Page:Voltaire - Œuvres complètes Garnier tome19.djvu/62

Le texte de cette page a été corrigé et est conforme au fac-similé.
52
EXTRÊME.


EXTRÊME[1].


Nous essayerons ici de tirer de ce mot extrême une notion qui pourra être utile.

On dispute tous les jours si, à la guerre, la fortune ou la conduite fait les succès ;

Si, dans les maladies, la nature agit plus que la médecine pour guérir ou pour tuer ;

Si, dans la jurisprudence, il n’est pas très-avantageux de s’accommoder quand on a raison, et de plaider quand on a tort ;

Si les belles-lettres contribuent à la gloire d’une nation ou à sa décadence ;

S’il faut ou s’il ne faut pas rendre le peuple superstitieux ;

S’il y a quelque chose de vrai en métaphysique, en histoire, en morale ;

Si le goût est arbitraire, et s’il est en effet un bon et un mauvais goût, etc., etc.

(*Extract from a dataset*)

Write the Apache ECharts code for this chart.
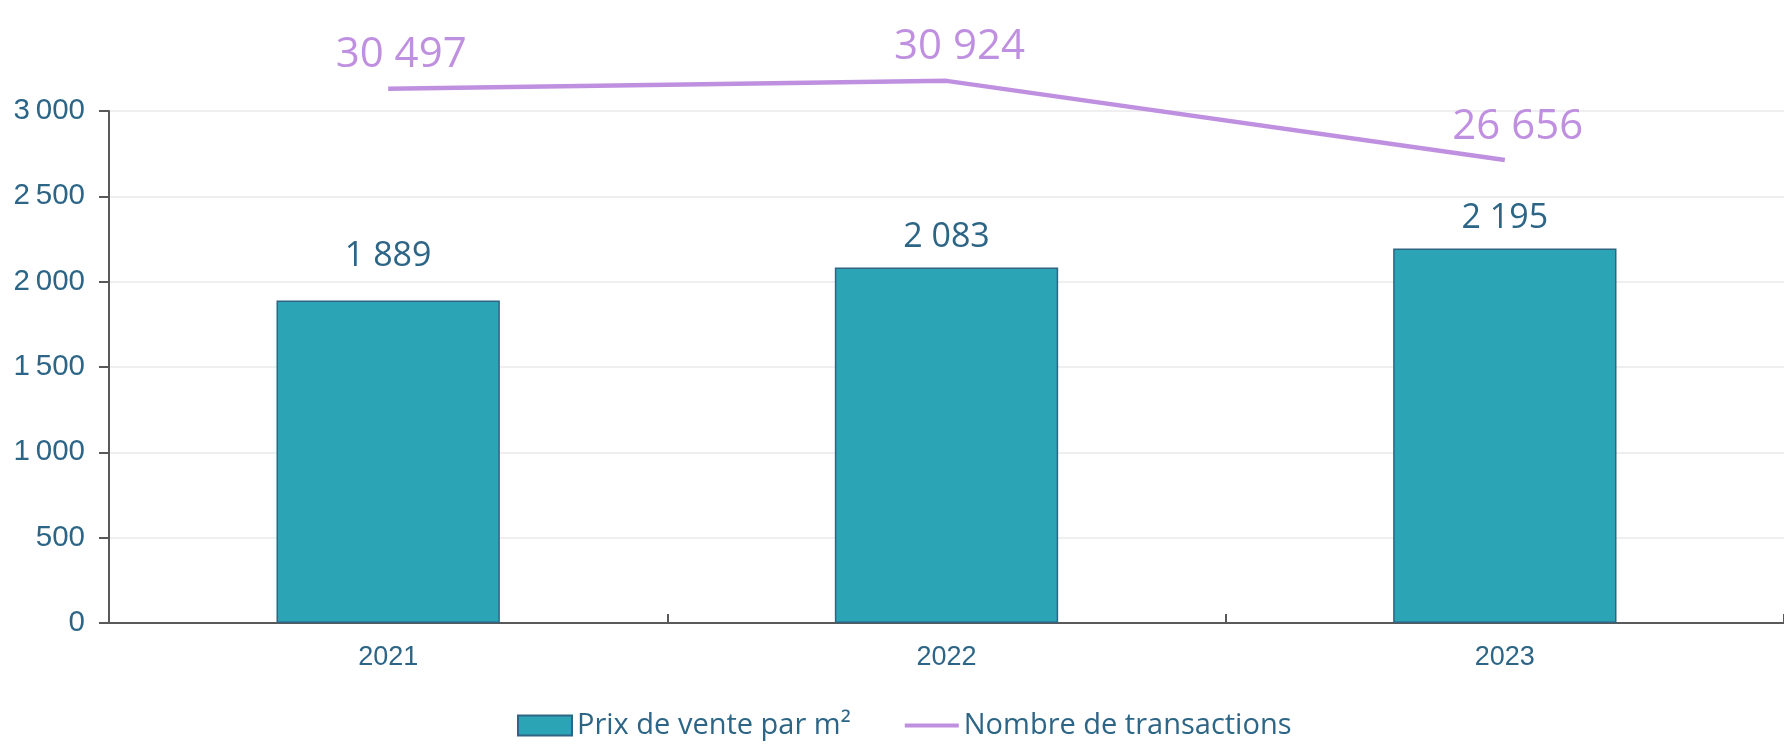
<!DOCTYPE html>
<html>
<head>
<meta charset="utf-8">
<script src="https://cdn.jsdelivr.net/npm/echarts@6/dist/echarts.min.js"></script>
<style>
html,body{margin:0;padding:0;background:#fff;}
#chart{width:1784px;height:744px;}
</style>
</head>
<body>
<div id="chart"></div>
<script>
const categories = ['2021', '2022', '2023'];
const prixM2 = [1889, 2083, 2195];
const transactions = [30497, 30924, 26656];
const seriesNames = ['Prix de vente par m²', 'Nombre de transactions'];
const yTicks = { min: 0, max: 3000, interval: 500 };

const fmt = (v, sep) => String(v).replace(/\B(?=(\d{3})+(?!\d))/g, sep);
const LINE_COLOR = '#C090E0';
const TEXT_COLOR = '#2D6586';

const chart = echarts.init(document.getElementById('chart'));
chart.setOption({
  animation: false,
  backgroundColor: '#ffffff',
  grid: { left: 109, top: 111, bottom: 121, width: 1685, containLabel: false },
  legend: {
    top: 706,
    left: 512,
    itemWidth: 54,
    itemHeight: 20,
    itemGap: 52,
    textStyle: { fontFamily: 'Open Sans', fontSize: 29, color: TEXT_COLOR, padding: [0, 0, 0, 0] },
    data: [
      { name: seriesNames[0], icon: 'rect' },
      {
        name: seriesNames[1],
        itemStyle: { color: 'rgba(0,0,0,0)', borderColor: 'rgba(0,0,0,0)', borderWidth: 0 },
        lineStyle: { color: LINE_COLOR, width: 4 }
      }
    ]
  },
  xAxis: {
    type: 'category',
    data: categories,
    boundaryGap: true,
    axisLine: { lineStyle: { color: '#595959', width: 2 } },
    axisTick: { show: true, inside: true, length: 9, lineStyle: { color: '#595959', width: 2 } },
    axisLabel: { fontFamily: 'Liberation Sans', fontSize: 27, color: TEXT_COLOR, margin: 21 },
    splitLine: { show: false }
  },
  yAxis: [
    {
      type: 'value',
      min: yTicks.min, max: yTicks.max, interval: yTicks.interval,
      axisLine: { show: true, lineStyle: { color: '#595959', width: 2 } },
      axisTick: { show: true, length: 10, lineStyle: { color: '#595959', width: 2 } },
      axisLabel: {
        fontFamily: 'Liberation Sans', fontSize: 29.5, color: TEXT_COLOR, margin: 24,
        formatter: v => fmt(v, '\u2009')
      },
      splitLine: { lineStyle: { color: '#EFEFEF', width: 2 } }
    },
    {
      type: 'value',
      show: false,
      min: 1700, max: 29300,
      splitLine: { show: false }
    }
  ],
  series: [
    {
      name: seriesNames[0],
      type: 'bar',
      data: prixM2.map((v, i) => i === 0 ? { value: v, label: { distance: 24 } } : v),
      barWidth: '40%',
      itemStyle: { color: '#2BA5B6', borderColor: '#2F6482', borderWidth: 1.5 },
      label: {
        show: true, position: 'top', distance: 10,
        fontFamily: 'Open Sans', fontSize: 34, lineHeight: 40, color: TEXT_COLOR,
        formatter: p => fmt(p.value, ' ')
      }
    },
    {
      name: seriesNames[1],
      type: 'line',
      yAxisIndex: 1,
      data: transactions,
      symbol: 'circle',
      symbolSize: 1,
      showSymbol: true,
      clip: false,
      lineStyle: { color: LINE_COLOR, width: 4.5 },
      itemStyle: { color: 'rgba(0,0,0,0)', borderWidth: 0 },
      label: {
        show: true, position: 'top', distance: 10, offset: [13, 0],
        fontFamily: 'Open Sans', fontSize: 42, lineHeight: 46, color: LINE_COLOR,
        formatter: p => fmt(p.value, ' ')
      }
    }
  ]
});
</script>
</body>
</html>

Pour décider tout d’un coup toutes ces questions, prenez un exemple de ce qu’il y a de plus extrême dans chacune ; comparez les deux extrémités opposées, et vous trouverez d’abord le vrai.

Vous voulez savoir si la conduite peut décider infailliblement du succès à la guerre ; voyez le cas le plus extrême, les situations les plus opposées, où la conduite seule triomphera infailliblement. L’armée ennemie est obligée de passer dans une gorge profonde de montagnes : votre général le sait ; il fait une marche forcée, il s’empare des hauteurs, il tient les ennemis enfermés dans un défilé ; il faut qu’ils périssent ou qu’ils se rendent. Dans ce cas extrême, la fortune ne peut avoir nulle part à la victoire. Il est donc démontré que l’habileté peut décider du succès d’une campagne ; de cela seul il est prouvé que la guerre est un art.

Ensuite, imaginez une position avantageuse, mais moins décisive ; le succès n’est pas si certain, mais il est toujours très-probable. Vous arrivez ainsi, de proche en proche, jusqu’à une parfaite égalité entre les deux armées. Qui décidera alors ? la fortune, c’est-à-dire un événement imprévu, un officier général tué lorsqu’il va exécuter un ordre important, un corps qui s’ébranle sur un faux bruit, une terreur panique, et mille autres

  1. Questions sur l’Encyclopédie, cinquième partie, 1771. (B.)